View Full Version : The Mandarin


drewprops
2013-12-07, 20:06
No, not the guy from Iron Man... the language.

Some folks have axed me to put some Mandarin text on their web page and I'm wondering if there's anything special I need to do with using these non-Western characters.

You know, like turning in a circle three times or something.

I can look it up, but if you have anecdotes on this topic it would be appreciated.

:)

...

Brad
2013-12-07, 21:05
For plain old HTML, UTF-8 should be good enough, and chances are you're probably already using it! :) It's the default encoding for all Mac apps I've used that deal with text. Same for many Linux tools. I can't say what your typical Windows apps do.

If you're rolling your own PHP pages or using some PHP CMS, you may hit some pitfalls. PHP's string encoding strategy is all over the map and varies wildly between versions of PHP and different functions in the core library. Some things deal with raw bytes, some Latin-1, and some UTF-8. So, this is a place for potential investigation.

Modern Python strings are generally UTF-8, but most websites aren't written in Python. Java strings are internally UTF-16 (IIRC), but there are enough layers of obfuscation and translation in Java apps that things tend to work out to URT-8 on the screen on their own, and nobody writes (normal) websites in Java anyway. I don't have enough Ruby experience to cite examples there.

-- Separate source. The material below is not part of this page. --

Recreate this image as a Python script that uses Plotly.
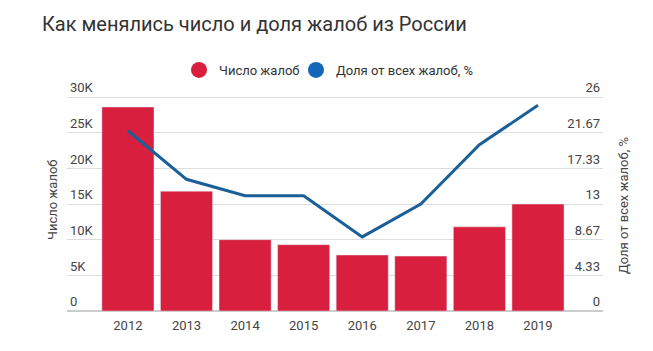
import plotly.graph_objects as go

years = ["2012", "2013", "2014", "2015", "2016", "2017", "2018", "2019"]
complaints = [28600, 16800, 10000, 9300, 7850, 7700, 11800, 15000]
share_pct = [21.9, 16.0, 14.0, 14.0, 9.0, 13.0, 20.2, 25.0]
left_ticks = [0, 5000, 10000, 15000, 20000, 25000, 30000]
left_labels = ["0", "5K", "10K", "15K", "20K", "25K", "30K"]
right_ticks = [0, 4.33, 8.67, 13, 17.33, 21.67, 26]
right_labels = ["0", "4.33", "8.67", "13", "17.33", "21.67", "26"]

RED = "#d81f3d"
BLUE = "#1b5f98"
BLUE_LEG = "#1565b8"
TXT = "#444444"
FONT = "Roboto"

W, H = 653, 351
L, R, T, B = 67, 50, 80, 40
PW = W - L - R
PH = H - T - B
GRID_TOP = 97  # pixel row of the 30K / 26 gridline
scale = PH / (H - B - GRID_TOP)

def px_x(p):
    return (p - L) / PW

def px_y(p):
    return (H - B - p) / PH

fig = go.Figure()
fig.add_trace(go.Bar(x=years, y=complaints, marker_color=RED, showlegend=False,
                     yaxis="y"))
fig.add_trace(go.Scatter(x=years, y=share_pct, mode="lines", yaxis="y2",
                         line=dict(color=BLUE, width=3), showlegend=False))
# legend entries (circles)
fig.add_trace(go.Scatter(x=[None], y=[None], mode="markers", name="Число жалоб",
                         marker=dict(color=RED, size=16, symbol="circle"), legend="legend"))
fig.add_trace(go.Scatter(x=[None], y=[None], mode="markers", name="Доля от всех жалоб, %",
                         marker=dict(color=BLUE_LEG, size=16, symbol="circle"), legend="legend2"))

leg_common = dict(orientation="h", xanchor="left", yanchor="middle",
                  font=dict(size=13, color="#333333", family=FONT), itemwidth=30,
                  bgcolor="rgba(0,0,0,0)")

fig.update_layout(
    width=W, height=H,
    margin=dict(l=L, r=R, t=T, b=B),
    paper_bgcolor="white", plot_bgcolor="white",
    font=dict(family=FONT, color=TXT, size=13),
    bargap=0.11,
    title=dict(text="Как менялись число и доля жалоб из России", x=42/W, xref="container",
               xanchor="left", y=1-24/H, yanchor="middle",
               font=dict(family=FONT, size=20, color="#333333")),
    legend=dict(x=px_x(179), y=px_y(70), **leg_common),
    legend2=dict(x=px_x(296), y=px_y(70), **leg_common),
    xaxis=dict(type="category", range=[-1.04, 8.11], showgrid=False, ticks="",
               showline=False, tickfont=dict(size=13, color=TXT), ticklabelstandoff=5),
    yaxis=dict(range=[0, 30000 * scale], tickvals=left_ticks, ticktext=left_labels,
               ticklabelposition="inside top", showgrid=True, gridcolor="#dddddd",
               gridwidth=1, zeroline=True, zerolinecolor="#cccccc", ticks="",
               tickfont=dict(size=13, color=TXT)),
    yaxis2=dict(range=[0, 26 * scale], tickvals=right_ticks, ticktext=right_labels,
                overlaying="y", side="right", ticklabelposition="inside top",
                showgrid=False, zeroline=False, ticks="",
                tickfont=dict(size=13, color=TXT)),
    annotations=[
        dict(text="Число жалоб", x=px_x(52), xref="paper", y=px_y(200), yref="paper",
             xanchor="center", yanchor="middle",
             showarrow=False, textangle=-90, font=dict(size=13, color=TXT)),
        dict(text="Доля от всех жалоб, %", x=px_x(623), xref="paper", y=px_y(206), yref="paper",
             xanchor="center", yanchor="middle",
             showarrow=False, textangle=-90, font=dict(size=13, color=TXT)),
    ],
)

fig.write_html("out.html")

The only other really tricky point could be if you have text going into or coming out of a database. Current versions of Postgres and Mongo use UTF-8 by default. (edit: correction… psql initializes to a charset based on your locale, but it often works out to UTF-8.) MySQL uses latin1 by default (grumble grumble). Third-party software installers may initialize the DB or tables to specific character sets on their own, too. So, there's almost certainly some hands-on investigation to be done there.